John Gaff, also known as Goff, was born July 16, 1843 in Noble County, Indiana, the son of Pennsylvania natives Robert (b. 1793) and Mary (b. 1802).
Robert and Mary resided in Ohio for some years and were quite possibly living in Columbia, Meigs County, Ohio in 1840. Between 1838 and 1843 moved to Indiana. By 1850 John was attending school with his siblings and living with on the family farm in Washington, Noble County, Indiana. In 1860 he was with his family in Green, Noble County, Indiana.
John enlisted as a private on November 22, 1861, in Company G, 44th Indiana infantry, and was mustered in the same day. He was wounded in the neck on April 6, 1862, at Shiloh and sent to Cairo, Illinois and then to the general hospital in Mound City, Illinois. He allegedly deserted on October 7, 1862.
John returned to Indiana and was living in Green, Noble County, Indiana in June of 1863 when he registered for the draft (listing his former service in the 44th Indiana).

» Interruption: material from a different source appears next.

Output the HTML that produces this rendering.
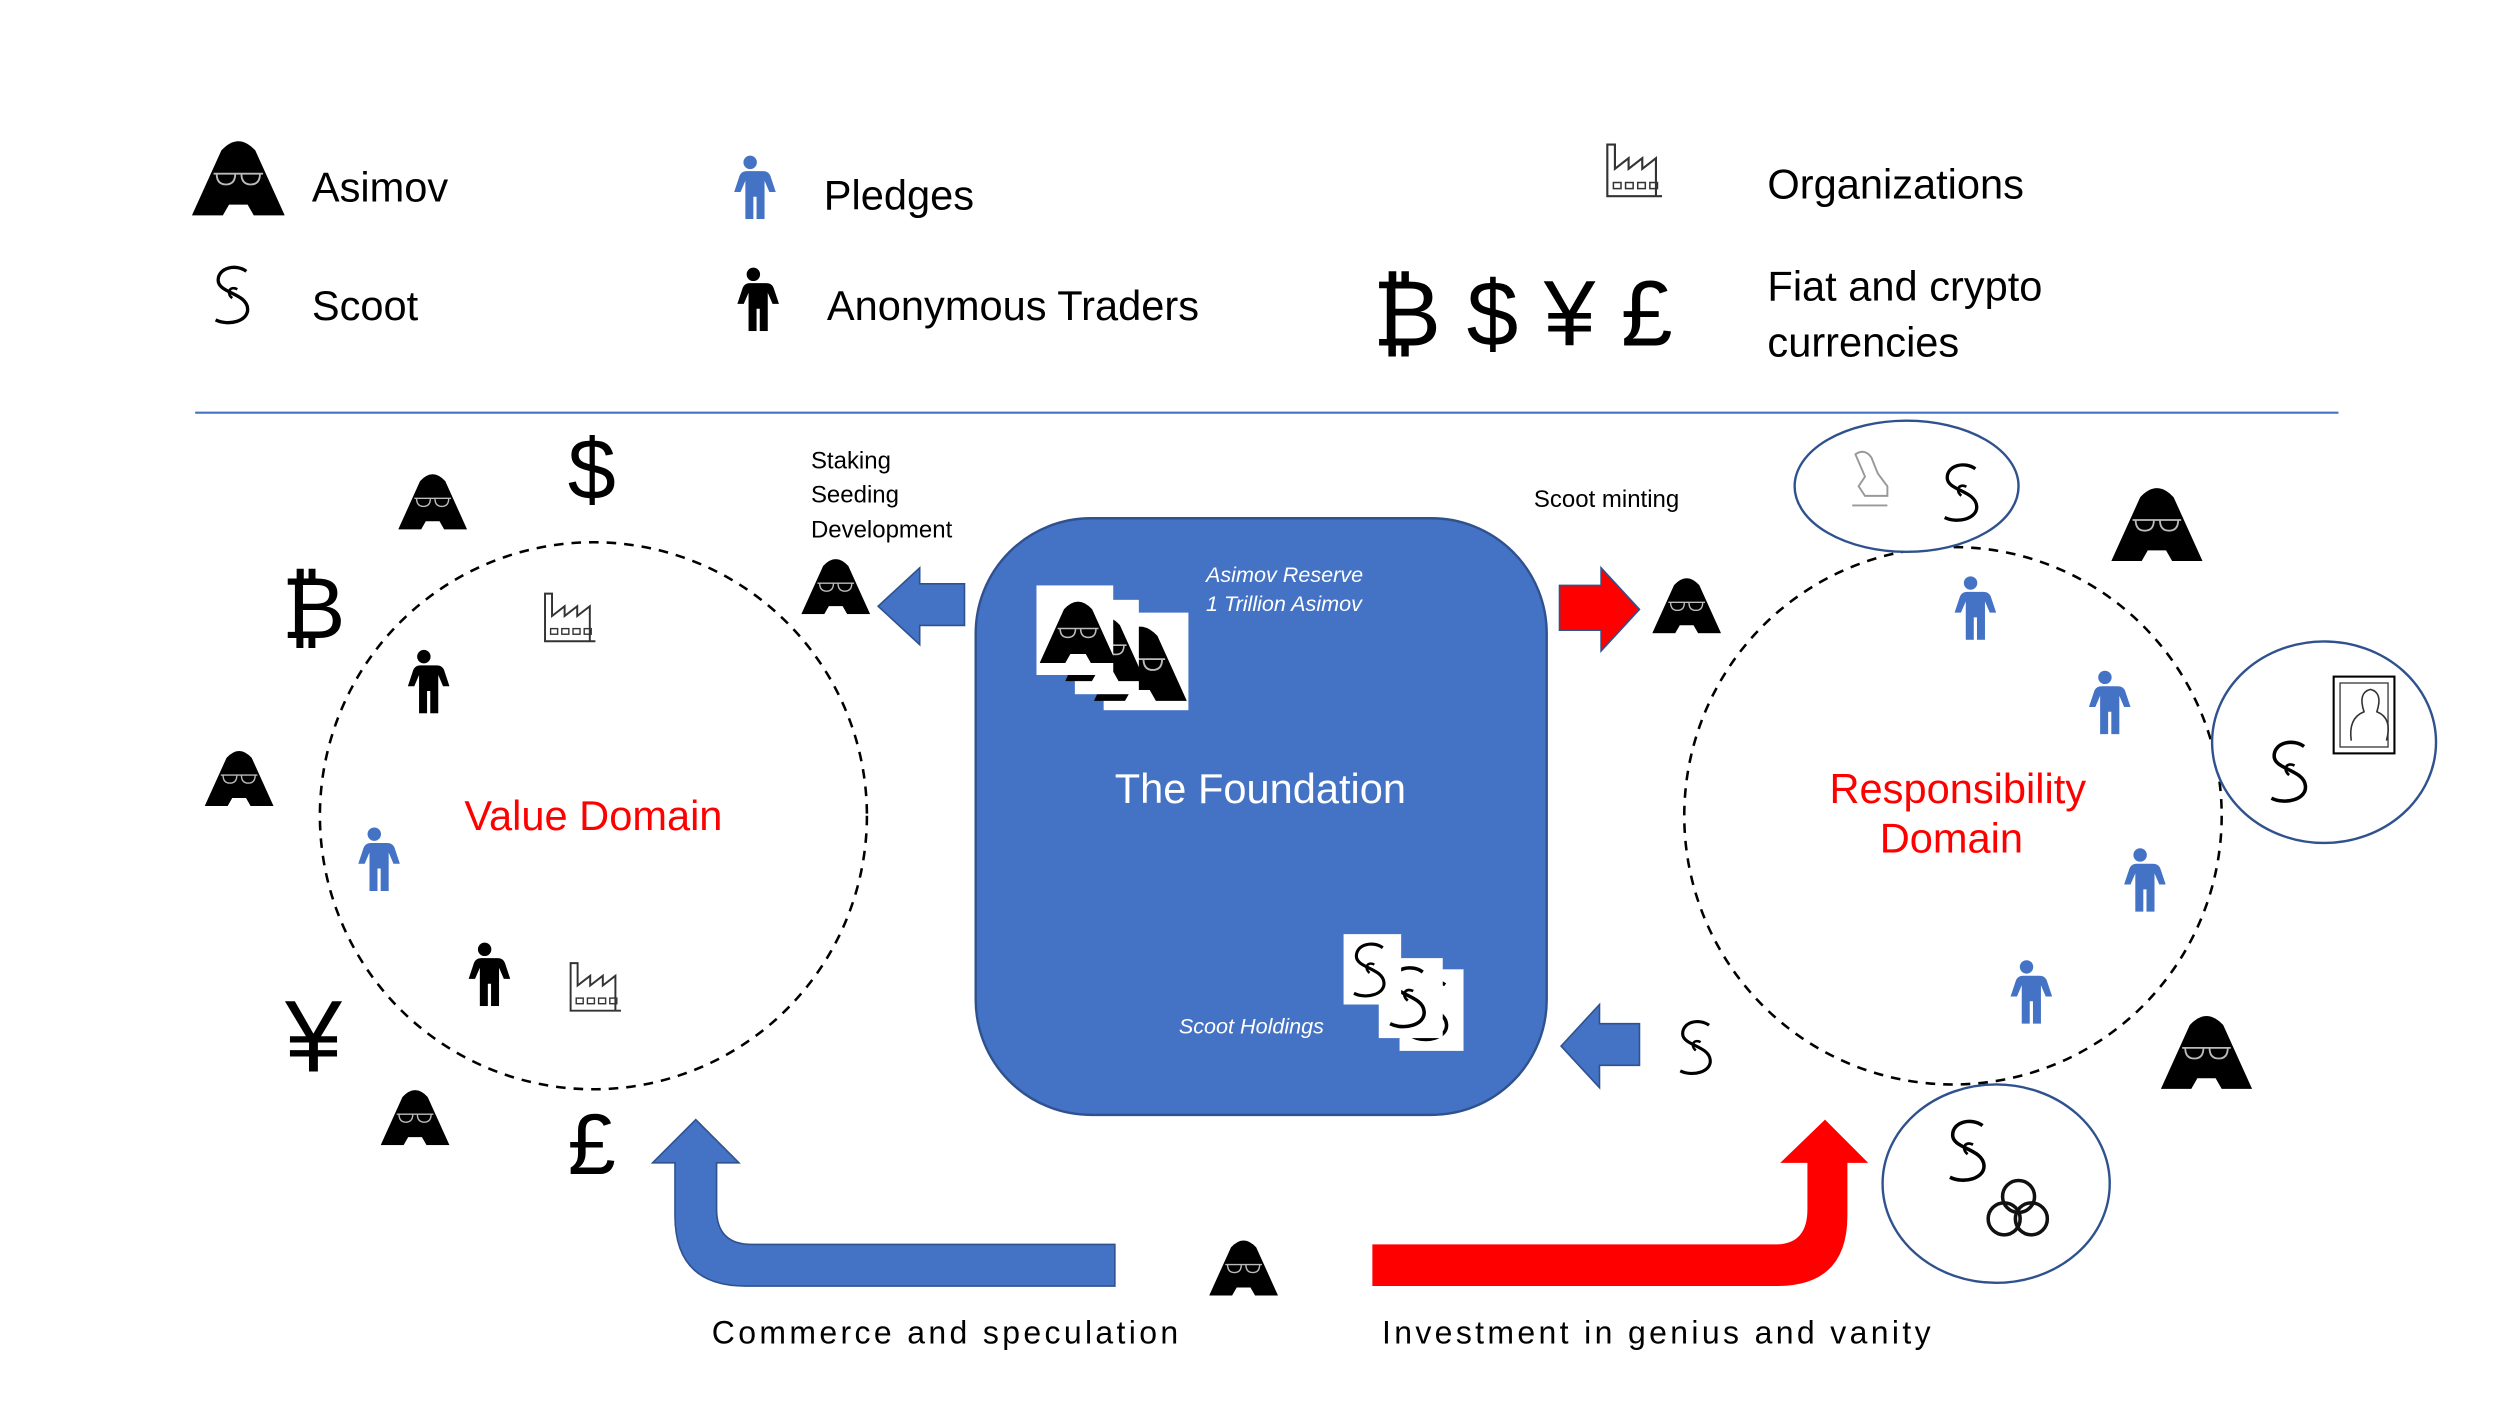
<!DOCTYPE html>
<html><head><meta charset="utf-8"><style>
html,body{margin:0;padding:0;background:#fff;}
svg{display:block;}
text{font-family:"Liberation Sans","DejaVu Sans",sans-serif;}
</style></head><body>
<svg width="2500" height="1406" viewBox="0 0 1563 879" xmlns="http://www.w3.org/2000/svg">
<defs>
<symbol id="asi" viewBox="0 0 60 50">
<path d="M0,50 L19,8 Q30,-4 41,8 L60,50 L40,50 L36,43 L24,43 L20,50 Z" fill="#000"/>
<path d="M14,23 h32 M16,23 q0,7 6,7 q6,0 6,-7 M32,23 q0,7 6,7 q6,0 6,-7" fill="none" stroke="#bbb" stroke-width="1.2"/>
</symbol>
<symbol id="sc" viewBox="0 0 40 50">
<path d="M30,7 C22,1 8,4 8,14 C8,24 30,24 31,36 C32,46 16,50 6,45" fill="none" stroke="#000" stroke-width="2.6"/>
<path d="M23,21 C17,18 14,24 19,28" fill="none" stroke="#000" stroke-width="2"/>
</symbol>
<symbol id="pp" viewBox="0 0 32 40">
<circle cx="16" cy="4.5" r="4.2"/>
<path d="M8,10 h16 q4,0 5,4 l3,9 h-4 l-3,-7 v24 h-5 v-14 h-2 v14 h-5 v-24 l-3,7 h-4 l3,-9 q1,-4 5,-4 Z"/>
</symbol>
<symbol id="fac" viewBox="0 0 40 38">
<path d="M2,36 V2 h5 V18 l9,-7 v7 l9,-7 v7 l9,-7 v25 Z M2,36 h36" fill="none" stroke="#333" stroke-width="1.4"/>
<rect x="6" y="27" width="5" height="4" fill="none" stroke="#333"/><rect x="14" y="27" width="5" height="4" fill="none" stroke="#333"/><rect x="22" y="27" width="5" height="4" fill="none" stroke="#333"/><rect x="30" y="27" width="5" height="4" fill="none" stroke="#333"/>
</symbol>
</defs>

<use href="#asi" x="120" y="86" width="58" height="49"/>
<text x="195" y="126" font-size="26">Asimov</text>
<use href="#sc" x="130" y="163" width="32" height="42"/>
<text x="195" y="200" font-size="26">Scoot</text>
<use href="#pp" x="452" y="97" width="34" height="40" fill="#4472c4"/>
<text x="515" y="131" font-size="26">Pledges</text>
<use href="#pp" x="454" y="167" width="34" height="40" fill="#000"/>
<text x="517" y="200" font-size="26">Anonymous Traders</text>
<use href="#fac" x="1003" y="88" width="38" height="37"/>
<text x="1105" y="124" font-size="26">Organizations</text>
<text x="858" y="216" font-size="58" letter-spacing="16">₿$¥£</text>
<text x="1105" y="188" font-size="26">Fiat and crypto</text>
<text x="1105" y="223" font-size="26">currencies</text>
<line x1="122" y1="258" x2="1462" y2="258" stroke="#4472c4" stroke-width="1.3"/>

<circle cx="371" cy="510" r="171" fill="none" stroke="#000" stroke-width="1.6" stroke-dasharray="6,5"/>
<circle cx="1221" cy="510" r="168" fill="none" stroke="#000" stroke-width="1.6" stroke-dasharray="6,5"/>
<text x="371" y="519" font-size="26" fill="#f00" text-anchor="middle">Value Domain</text>
<text x="1224" y="502" font-size="26" fill="#f00" text-anchor="middle">Responsibility</text>
<text x="1220" y="533" font-size="26" fill="#f00" text-anchor="middle">Domain</text>

<rect x="610" y="324" width="357" height="373" rx="72" fill="#4472c4" stroke="#2f528f" stroke-width="1.5"/>
<text x="788" y="502" font-size="26" fill="#fff" text-anchor="middle">The Foundation</text>
<text x="754" y="364" font-size="13.5" fill="#fff" font-style="italic">Asimov Reserve</text>
<text x="754" y="382" font-size="13.5" fill="#fff" font-style="italic">1 Trillion Asimov</text>
<text x="737" y="646" font-size="13.5" fill="#fff" font-style="italic">Scoot Holdings</text>
<rect x="690" y="383" width="53" height="61" fill="#fff"/><use href="#asi" x="684" y="388" width="58" height="52"/>
<rect x="672" y="375" width="40" height="59" fill="#fff"/><use href="#asi" x="666" y="380" width="50" height="50"/>
<rect x="648" y="366" width="48" height="56" fill="#fff"/><use href="#asi" x="650" y="372" width="48" height="45"/>
<rect x="875" y="606" width="40" height="51" fill="#fff"/><use href="#sc" x="878" y="608" width="34" height="46"/>
<rect x="862" y="599" width="40" height="50" fill="#fff"/><use href="#sc" x="864" y="600" width="34" height="46"/>
<rect x="840" y="584" width="36" height="44" fill="#fff"/><use href="#sc" x="842" y="585" width="30" height="42"/>

<path d="M603,365 H575 V355 L549,379 L575,403 V391 H603 Z" fill="#4472c4" stroke="#2f528f"/>
<path d="M975,366 H1001 V355 L1025,381 L1001,407 V394 H975 Z" fill="#f00" stroke="#2f528f"/>
<path d="M1025,640 H1000 V628 L976,654 L1000,680 V666 H1025 Z" fill="#4472c4" stroke="#2f528f"/>
<text x="507" y="293" font-size="15">Staking</text>
<text x="507" y="314" font-size="15">Seeding</text>
<text x="507" y="336" font-size="15">Development</text>
<text x="959" y="317" font-size="15">Scoot minting</text>

<path d="M697,778 H470 Q448,778 448,756 V727 H462 L435,700 L408,727 H422 V760 Q422,804 466,804 H697 Z" fill="#4472c4" stroke="#2f528f"/>
<path d="M858,778 H1110 Q1130,778 1130,756 V727 H1113 L1141,700 L1168,727 H1155 V760 Q1155,804 1111,804 H858 Z" fill="#f00"/>
<text x="445" y="840" font-size="20" letter-spacing="2.1">Commerce and speculation</text>
<text x="864" y="840" font-size="20" letter-spacing="2.1">Investment in genius and vanity</text>

<use href="#asi" x="249" y="295" width="43" height="36"/>
<use href="#asi" x="128" y="468" width="43" height="36"/>
<use href="#asi" x="238" y="680" width="43" height="36"/>
<use href="#asi" x="501" y="348" width="43" height="36"/>
<use href="#asi" x="1033" y="360" width="43" height="36"/>
<use href="#asi" x="1320" y="303" width="57" height="48"/>
<use href="#asi" x="1351" y="633" width="57" height="48"/>
<use href="#asi" x="756" y="774" width="43" height="36"/>

<text x="370" y="312" font-size="54" text-anchor="middle">$</text>
<text x="196" y="399" font-size="54" text-anchor="middle">₿</text>
<text x="196" y="670" font-size="64" text-anchor="middle">¥</text>
<text x="370" y="734" font-size="54" text-anchor="middle">£</text>

<use href="#fac" x="339" y="369" width="35" height="34"/>
<use href="#fac" x="355" y="600" width="35" height="34"/>
<use href="#pp" x="249" y="406" width="32" height="40" fill="#000"/>
<use href="#pp" x="287" y="589" width="32" height="40" fill="#000"/>
<use href="#pp" x="218" y="517" width="32" height="40" fill="#4472c4"/>
<use href="#pp" x="1216" y="360" width="32" height="40" fill="#4472c4"/>
<use href="#pp" x="1300" y="419" width="32" height="40" fill="#4472c4"/>
<use href="#pp" x="1322" y="530" width="32" height="40" fill="#4472c4"/>
<use href="#pp" x="1251" y="600" width="32" height="40" fill="#4472c4"/>
<use href="#sc" x="1046" y="632" width="30" height="45"/>

<ellipse cx="1192" cy="304" rx="70" ry="41" fill="#fff" stroke="#2f528f" stroke-width="1.5"/>
<use href="#sc" x="1211" y="285" width="32" height="45"/>
<g fill="none" stroke="#999" stroke-width="1.2"><path d="M1160,284 q6,-4 10,2 l4,10 l6,8 l0,6 l-14,0 l-4,-6 l4,-6 z M1158,316 h22"/></g>
<ellipse cx="1453" cy="464" rx="70" ry="63" fill="#fff" stroke="#2f528f" stroke-width="1.5"/>
<use href="#sc" x="1415" y="458" width="34" height="48"/>
<rect x="1459" y="423" width="38" height="48" fill="#fff" stroke="#000" stroke-width="1.3"/>
<rect x="1463" y="427" width="30" height="40" fill="none" stroke="#333" stroke-width="0.8"/>
<path d="M1470,463 q-2,-14 8,-18 q-4,-12 4,-14 q8,2 4,14 q10,4 6,18" fill="none" stroke="#333" stroke-width="1"/>
<ellipse cx="1248" cy="740" rx="71" ry="62" fill="#fff" stroke="#2f528f" stroke-width="1.5"/>
<use href="#sc" x="1214" y="695" width="34" height="48"/>
<g fill="none" stroke="#111" stroke-width="2.2"><circle cx="1253" cy="762" r="10"/><circle cx="1270" cy="762" r="10"/><circle cx="1262" cy="748" r="10"/></g>
</svg>
</body></html>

He was in Michigan when he enlisted in the 3rd Michigan infantry. He stood 5’10” with blue eyes, brown hair and a light complexion, and was a 20-year-old farm laborer possibly living in Maple Grove, Barry County when he enlisted in Company B on February 26, 1863, at Maple Grove for 3 years, and was mustered the same day at Detroit (he was possibly related to William Goff of Company A); he may in fact have been a substitute for one Porter M. Harvard or possibly Harwood, who had been drafted March 10, 1863, for 9 months from Maple Grove. John enlisted with another Noble County resident, John Winebrenner – although Winebrenner was put into Company D – and they both credited Maple Grove, Barry County.
John joined the Regiment on March 10 at Camp Pitcher, Virginia, was a provost guard in Division headquarters from September 21 through October of 1863, and was wounded slightly in the hand in early May of 1864. His friend John Winebrenner wrote home to his own mother on June 19 that John had in fact been wounded in the hand on May 1 at the Wilderness.
John was subsequently hospitalized and remained absent in the hospital when he was transferred to Company E, 5th Michigan Infantry upon consolidation of the 3rd and 5th Michigan Regiments on June 10, 1864, and was apparently admitted from the general hospital in Baltimore, Maryland to Camp Parole hospital at Annapolis, Maryland on June 21, 1864. (There is however no record of his being taken prisoner and subsequently paroled, so how and why he came to be at Camp Parole in Maryland remains a mystery.) He was quite possibly promoted to Sergeant. (In later years he claimed to have served in the 44th Independent Infantry.) In any case, John remained absent sick until he was mustered out on July 5, 1865, at Jeffersonville, Indiana.
It is not known if he returned to Michigan. He did return to his family home in Indiana.
John married to Sarah Aurena Wirick (1849-1909) on February 7, 1866, in Indiana, and they had at least nine children: Freling W. (1867-1945), Caroline (Mrs. Gappinger), Melissa (1867-1948), Winnie (b. 1870), Callie (b. 1871), Howard (1873-1945) and Arlo (b. 1877), Mentor (1882-1976, Mrs. Herron) and Victor (1888-1977).
By 1880 John “Gaff was working as a farmer and living with his wife and children in Green, Noble County, Indiana and he was in Green, Indiana in 1889. In 1902 John was living in Churubrusco, Indiana, when he testified in the pension application of Barnet Hopkins.
In 1880 John applied for and received a pension (no. 357881).
John died on November 6, 1917, in Churubusco, Whitney County, Indiana, and was buried in Christian Chapel Cemetery, Merriam, Noble County, Indiana.